The Massachusetts Appeals Court heard argument in Rice and Another v. East Coast Building Materials LLC and Another concerning a 2014 construction accident in which a pallet of sheetrock fell and killed Steven Reese. Liberty Mutual, as subrogee for Suffolk Construction, urged the court to find Mansoor Construction failed to address a visible hazard—delivery of sheetrock near an active work area—contravening OSHA standards and the contract safety plan.
Liberty Mutual counsel Daniel Tai recounted testimony that multiple Mansoor employees observed the delivery and failed to secure the excavation or warn workers, pointed to recorded statements and an OSHA citation, and described a settlement history culminating in a $12,000,000 resolution with reserves and claim notes indicating that Travelers believed Mansoor owed indemnity. "There are many, many regulations... including do not let your workers be under a suspended load," Tai told the panel and asked the court to address the legal consequences of the record evidence.
Mansoor's counsel Andrew McNaught countered that the jury reasonably disbelieved portions of post-incident recorded statements, that the foreman’s live testimony supported the verdict, and that the Hurston/New Boston standard and the jury’s credibility determinations supported affirmance.
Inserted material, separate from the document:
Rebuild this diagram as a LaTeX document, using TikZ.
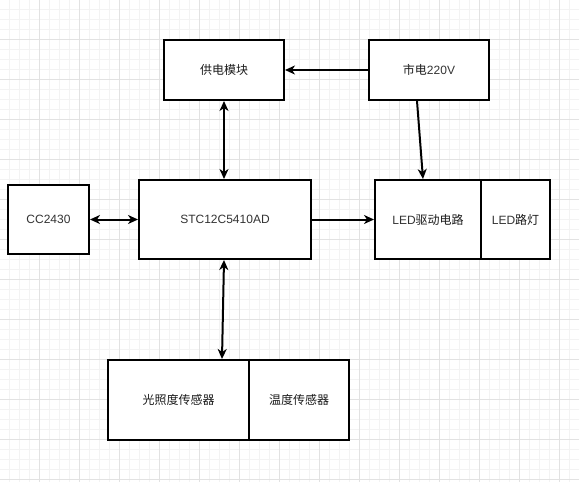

Travelers’ counsel Brian McDonough focused the panel on whether liability was "reasonably clear" at relevant times and whether the insurer’s damages exposure (internal assessments and a $1 million settlement authority) made later denials unreasonable.
The court heard conflicting arguments about whether the evidence fairly supported Mansoor's verdict and whether insurers’ reserves and internal notes supported a finding of reasonably clear liability exceeding settlement authority. The matter was taken as submitted.